Perhaps if they stopped serving alcohol 30 minutes before kick-off, that might get people into their seats in time?
n I didn’t watch the England game as I was at Woodside Road for the re-arranged Rebels versus Dorking Wanderers game that was previously abandoned earlier in the season due to floodlight failure.
As a result of footballing protocol and naturally also out of respect to the supporters, Worthing operated an admission policy of free entry to any of the 165 who attended the previous game and then everyone else could make a donation, rather than pay the standard admission charges.

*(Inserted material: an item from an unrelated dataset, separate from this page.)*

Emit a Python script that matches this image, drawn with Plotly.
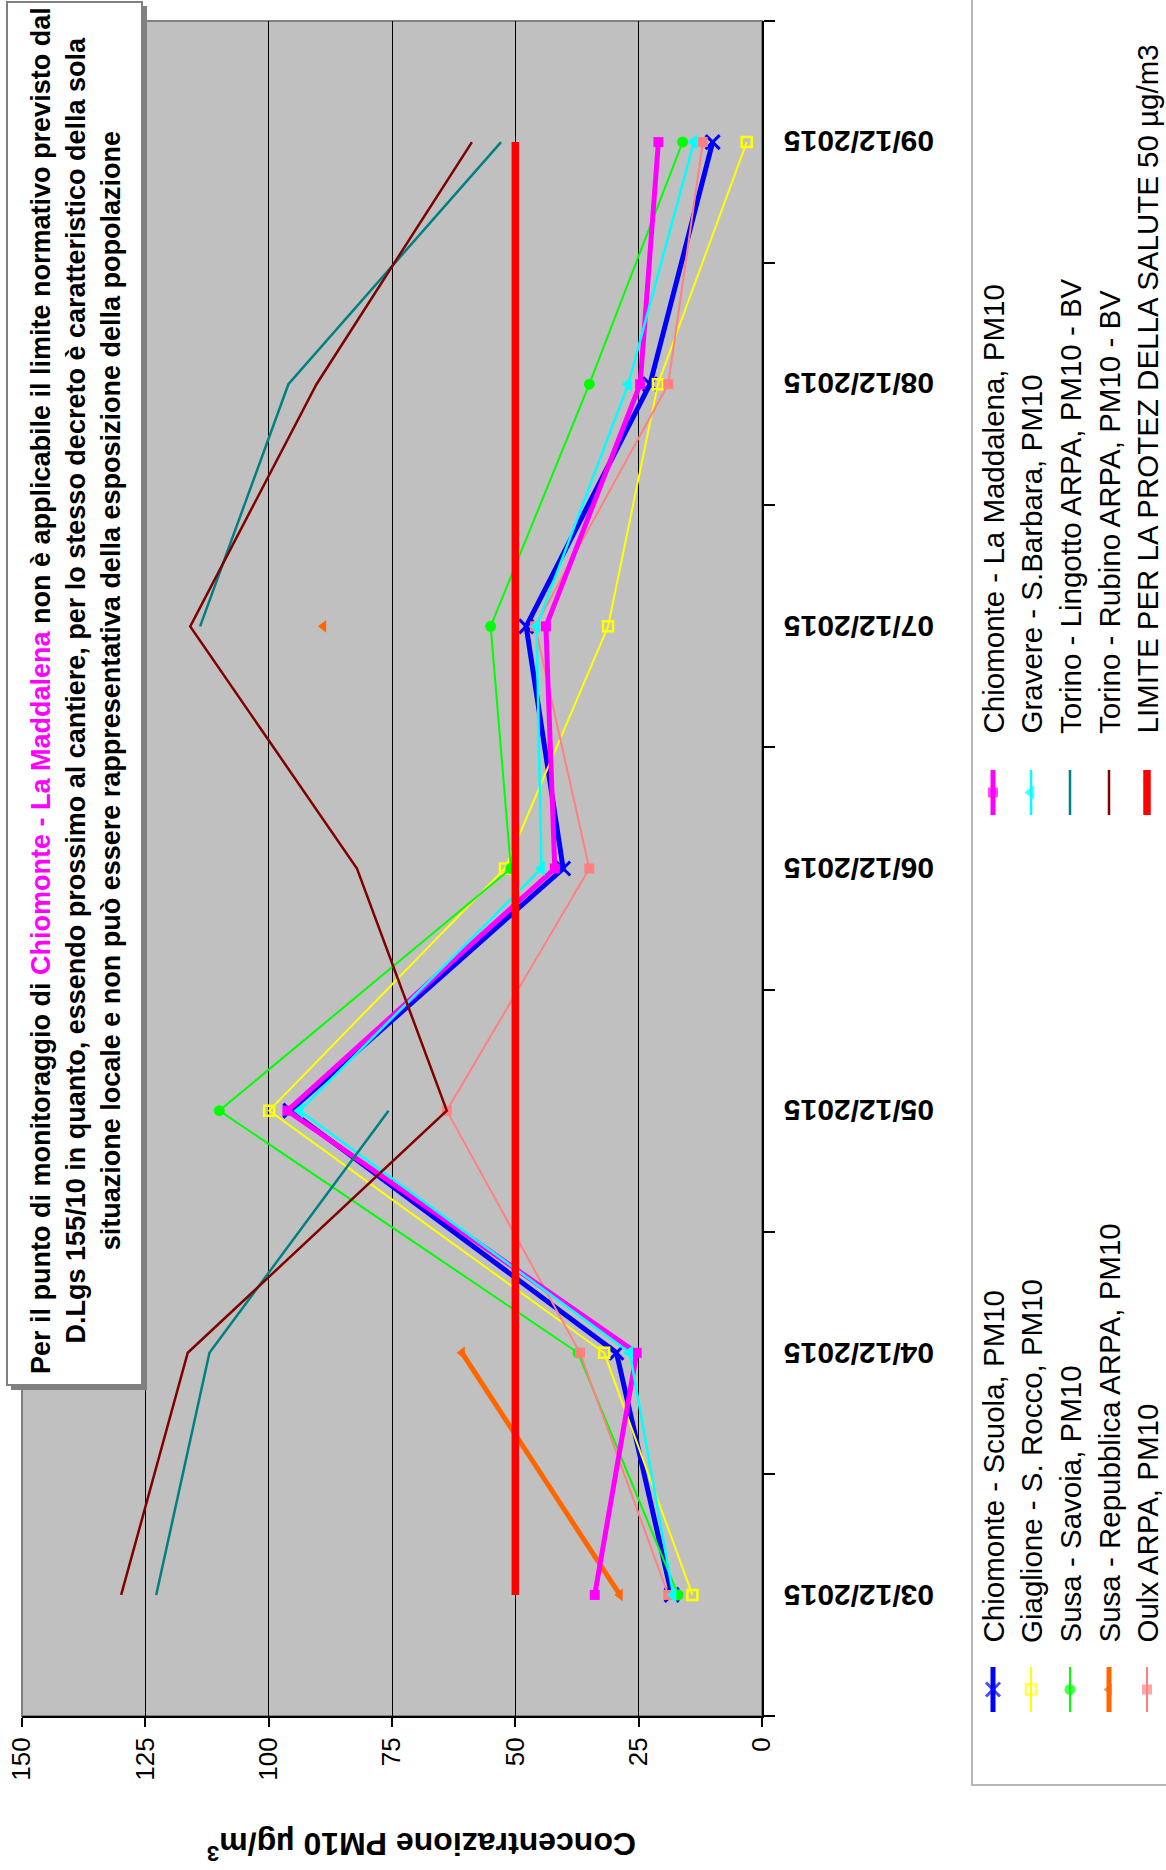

In the absence of our hard-working match secretary, Charlie Silver-Burr, I had to present the team sheet to the referee and, once I’d done that, I went and worked on the gate.
I always knew, given what they’ve had to put up with over the years, the Worthing faithful were a special breed but I have to say I was overwhelmed by both the honesty but more importantly the generosity of everyone coming through the turnstiles on Tuesday night.
Lots of people who watched the original game insisted on paying again, despite being offered free entry. And the levels of donations were almost on parity with what they would have paid on a normal match day (except for one bloke, in his 20s, who handed over a lone 20p piece!).
Granted the result wasn’t what the Woodside faithful wanted, but a near 300 crowd on a night when the England game was live on TV and the wind was blowing a hoolie, was again testament to the fact that the good times are returning to Worthing FC.
With the Albion on TV live on Sunday at Burnley, hopefully the crowds will return to Woodside again this Saturday as the Rebels entertain fellow promotion candidates Whyteleafe.
And, if fans want the ultimate double header football fix, they can get to the ground early as the 12.45pm lunchtime Premier League clash between Watford and Manchester United is on BT Sports in the bar.